In the wake of recent deaths, the Capitol Boulevard Bridge could soon see some new additions: four signs urging people to call the Crisis Clinic of Mason and Thurston Counties instead of taking their lives.
The effort to put up the signs started in mid-November after the second person in two weeks died under the bridge. Paul Larsen, manager of the crisis clinic, said the four signs would be fitted at the entrances to the bridge. He said he hopes the signs deter people from committing suicide.
“The signs will be there to raise awareness,” Larsen said. “They’ll let people know that there are other options, that there are people they can talk to.”
The project is in the planning stage. Larsen recently submitted a draft sign to the state Department of Transportation, the agency that owns and operates the bridge. Once they’re approved, the burden will be on the crisis clinic to have the signs made.
Larsen said he’s been working with the Facebook page Olympia Memes to raise money to have the signs made. The page generally pokes fun at the city but has also been involved in cleanup and charity campaigns.
After the Nov. 18 Capitol Boulevard Bridge death, Olympia Memes launched a campaign to have a crisis phone installed on the bridge. More than 1,000 people signed an online petition asking for the phone.

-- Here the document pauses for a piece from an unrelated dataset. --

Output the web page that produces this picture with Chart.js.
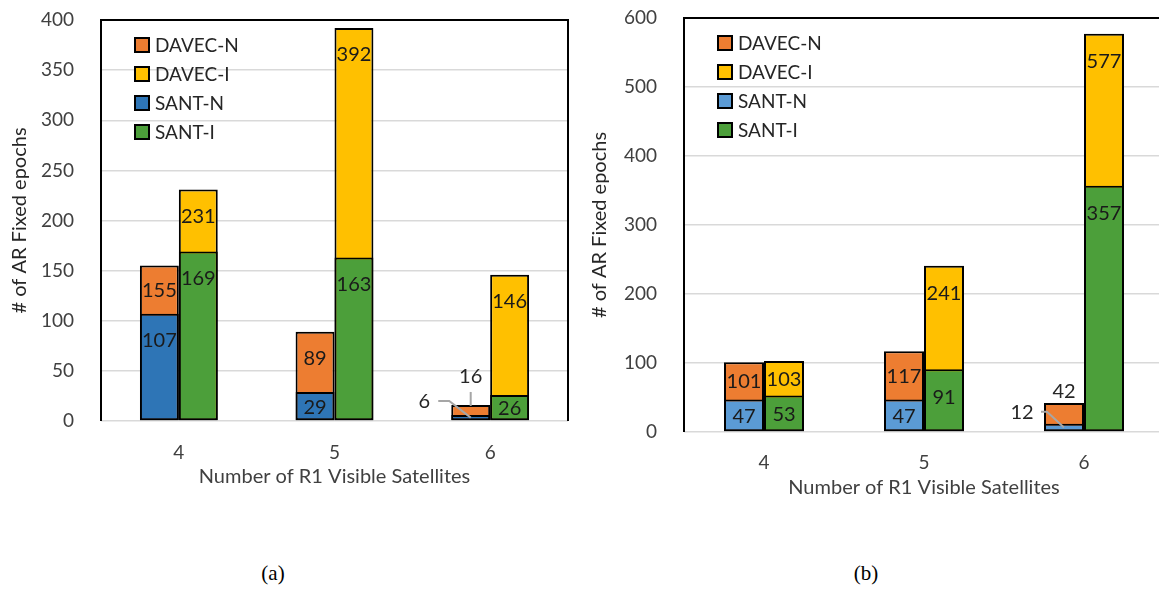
<!DOCTYPE html>
<html>
<head>
<meta charset="utf-8">
<script src="https://cdn.jsdelivr.net/npm/chart.js@4.4.1/dist/chart.umd.min.js"></script>
<style>
html,body{margin:0;padding:0;background:#fff;overflow:hidden;width:1159px;height:590px;}
#wrap{position:relative;width:1159px;height:590px;overflow:hidden;background:#fff;}
.cv{position:absolute;top:0;}
.cap{position:absolute;font-family:"Liberation Serif","DejaVu Serif",serif;font-size:21px;color:#000;transform:translateX(-50%);white-space:nowrap;}
</style>
</head>
<body>
<div id="wrap">
  <div class="cv" style="left:0;width:580px;height:500px"><canvas id="ca" width="580" height="500"></canvas></div>
  <div class="cv" style="left:580px;width:600px;height:500px"><canvas id="cb" width="600" height="500"></canvas></div>
  <div class="cap" style="left:273px;top:561px">(a)</div>
  <div class="cap" style="left:866px;top:561px">(b)</div>
</div>
<script>
// ---------- data ----------
const categories = ['4', '5', '6'];
const xTitle = 'Number of R1 Visible Satellites';
const yTitle = '# of AR Fixed epochs';
const legendOrder = ['DAVEC-N', 'DAVEC-I', 'SANT-N', 'SANT-I'];

// panel (a)
const santN_a  = [107, 29, 6];
const santI_a  = [169, 163, 26];
const davecN_a = [155, 89, 16];
const davecI_a = [231, 392, 146];
const yTicks_a = [0, 50, 100, 150, 200, 250, 300, 350, 400];

// panel (b)
const santN_b  = [47, 47, 12];
const santI_b  = [53, 91, 357];
const davecN_b = [101, 117, 42];
const davecI_b = [103, 241, 577];
const yTicks_b = [0, 100, 200, 300, 400, 500, 600];

// ---------- styles ----------
Chart.defaults.font.family = 'Lato';
const COL = {
  davecN: '#ED7D31',
  davecI: '#FFC000',
  santN_a: '#2E75B6',
  santN_b: '#5B9BD5',
  santI: '#4C9F3A'
};

const framePlugin = {
  id: 'frame',
  afterDraw(chart) {
    const {ctx, chartArea: a} = chart;
    ctx.save();
    ctx.strokeStyle = '#000';
    ctx.lineWidth = 2;
    ctx.beginPath();
    ctx.moveTo(a.left, a.bottom);
    ctx.lineTo(a.left, a.top);
    ctx.lineTo(a.right, a.top);
    ctx.lineTo(a.right, a.bottom);
    ctx.stroke();
    ctx.restore();
  }
};

const legendPlugin = {
  id: 'inLegend',
  afterDraw(chart, args, o) {
    const {ctx, chartArea: a} = chart;
    ctx.save();
    ctx.font = o.fontSize + 'px Lato';
    ctx.textBaseline = 'middle';
    ctx.textAlign = 'left';
    legendOrder.forEach((name, i) => {
      const ds = chart.data.datasets.find(d => d.label === name);
      const cy = a.top + o.top + i * o.step;
      const bx = a.left + o.left;
      ctx.fillStyle = ds.backgroundColor;
      ctx.fillRect(bx, cy - 7, 14, 14);
      ctx.strokeStyle = '#000';
      ctx.lineWidth = 2;
      ctx.strokeRect(bx, cy - 7, 14, 14);
      ctx.fillStyle = '#262626';
      ctx.fillText(name, bx + 20, cy + 1);
    });
    ctx.restore();
  }
};

const labelPlugin = {
  id: 'barLabels',
  afterDatasetsDraw(chart, args, o) {
    const ctx = chart.ctx;
    ctx.save();
    ctx.font = '20px Lato';
    ctx.textAlign = 'center';
    ctx.textBaseline = 'middle';
    chart.data.datasets.forEach((ds, di) => {
      const meta = chart.getDatasetMeta(di);
      meta.data.forEach((bar, i) => {
        const p = bar.getProps(['x', 'y', 'base', 'width'], true);
        let bottom = p.base;
        if (ds.coveredBy !== undefined) {
          const cb = chart.getDatasetMeta(ds.coveredBy).data[i].getProps(['y'], true);
          bottom = Math.min(bottom, cb.y);
        }
        const h = bottom - p.y;
        const txt = String(ds.data[i]);
        if (h >= o.minH) {
          ctx.fillStyle = '#1a1a1a';
          ctx.fillText(txt, p.x, p.y + Math.min(o.inset, h / 2) + 1);
        } else if (ds.coveredBy !== undefined) {
          const ty = p.y - o.aboveGap;
          ctx.fillStyle = '#262626';
          ctx.fillText(txt, p.x, ty);
          if (o.aboveLeader) {
            ctx.strokeStyle = '#A6A6A6';
            ctx.lineWidth = 2;
            ctx.beginPath();
            ctx.moveTo(p.x, ty + 15);
            ctx.lineTo(p.x, p.y + 1);
            ctx.stroke();
          }
        } else {
          const tx = p.x - p.width / 2 - o.leftGap;
          const ty = p.y - o.leftRise;
          ctx.fillStyle = '#262626';
          ctx.fillText(txt, tx, ty);
          ctx.strokeStyle = '#A6A6A6';
          ctx.lineWidth = 2;
          ctx.beginPath();
          ctx.moveTo(tx + o.leadStart, ty - 1);
          ctx.lineTo(tx + o.leadKnee, ty - 1);
          ctx.lineTo(p.x, (p.y + p.base) / 2);
          ctx.stroke();
        }
      });
    });
    ctx.restore();
  }
};

function makeChart(id, d, s) {
  const common = {
    borderColor: '#000', borderWidth: 2, borderSkipped: false,
    categoryPercentage: 0.5, barPercentage: 1.0
  };
  return new Chart(document.getElementById(id), {
    type: 'bar',
    data: {
      labels: categories,
      datasets: [
        Object.assign({label: 'SANT-N', data: d.santN, stack: 'N', backgroundColor: s.santNColor}, common),
        Object.assign({label: 'SANT-I', data: d.santI, stack: 'I', backgroundColor: COL.santI}, common),
        Object.assign({label: 'DAVEC-N', data: d.davecN, stack: 'N', backgroundColor: COL.davecN, coveredBy: 0}, common),
        Object.assign({label: 'DAVEC-I', data: d.davecI, stack: 'I', backgroundColor: COL.davecI, coveredBy: 1}, common)
      ]
    },
    options: {
      responsive: false,
      devicePixelRatio: 1,
      animation: false,
      layout: {padding: {left: 0, right: s.padR, top: s.padT, bottom: 0}},
      plugins: {
        legend: {display: false},
        tooltip: {enabled: false},
        inLegend: {left: 34, top: 25, step: 29, fontSize: 19},
        barLabels: s.labels
      },
      scales: {
        x: {
          stacked: true,
          grid: {display: false, drawTicks: false},
          border: {display: false},
          ticks: {font: {size: 19}, color: '#404040', padding: s.xTickPad},
          title: {display: true, text: xTitle, font: {size: 20}, color: '#404040', padding: {top: 0, bottom: s.xTitlePad}},
          afterFit(sc) { sc.height = s.xAxisH; sc.paddingLeft = 0; sc.paddingRight = 0; }
        },
        y: {
          stacked: false,
          min: 0,
          max: d.yTicks[d.yTicks.length - 1],
          afterBuildTicks(sc) { sc.ticks = d.yTicks.map(v => ({value: v})); },
          grid: {color: '#D9D9D9', lineWidth: 1.5, drawTicks: false},
          border: {display: false},
          ticks: {font: {size: 19}, color: '#404040', padding: 27},
          title: {display: true, text: yTitle, font: {size: 20}, color: '#262626', padding: {top: 8, bottom: 0}},
          afterFit(sc) { sc.width = s.yAxisW; sc.paddingTop = 0; sc.paddingBottom = 0; }
        }
      }
    },
    plugins: [framePlugin, labelPlugin, legendPlugin]
  });
}

makeChart('ca',
  {santN: santN_a, santI: santI_a, davecN: davecN_a, davecI: davecI_a, yTicks: yTicks_a},
  {santNColor: COL.santN_a, padR: 12, padT: 20, yAxisW: 101, xAxisH: 79, xTickPad: 20, xTitlePad: 11,
   labels: {minH: 22, inset: 26, aboveGap: 28, aboveLeader: true, leftGap: 27, leftRise: 13, leadStart: 14, leadKnee: 25}});

makeChart('cb',
  {santN: santN_b, santI: santI_b, davecN: davecN_b, davecI: davecI_b, yTicks: yTicks_b},
  {santNColor: COL.santN_b, padR: 16, padT: 18, yAxisW: 104, xAxisH: 68, xTickPad: 19, xTitlePad: 0,
   labels: {minH: 22, inset: 27, aboveGap: 11, aboveLeader: false, leftGap: 22, leftRise: 11, leadStart: 19, leadKnee: 25}});
</script>
</body>
</html>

The two November deaths were the first since WSDOT built an 8-foot, 6-inch fence on the bridge in 2011. Before that, at least one person died after falling from the bridge each year between 2006 and 2011.
Olympia Memes posted the following update to the petition on Tuesday:
“We have been given the initial go-ahead by the Department of Transportation to install 4 signs on Capitol Blvd bridge indicating local resources and our areas crisis line. It’s not a phone, but it’s SOMETHING. WIN.”
Similar signs were posted on Seattle’s Aurora Bridge after a string of suicides, said WSDOT spokeswoman Claudia Bingham Baker. They were later taken down when the bridge’s fence was replaced in 2011 with an 8-foot, 9-inch fence designed to prevent people from jumping.
“We don’t have any problem with signs being placed on the bridge,” Baker said.
Larson said the signs will likely read, “Need help? Want to talk? Call the crisis line at 360-586-2800.”
He said he’s not sure when the signs will be installed.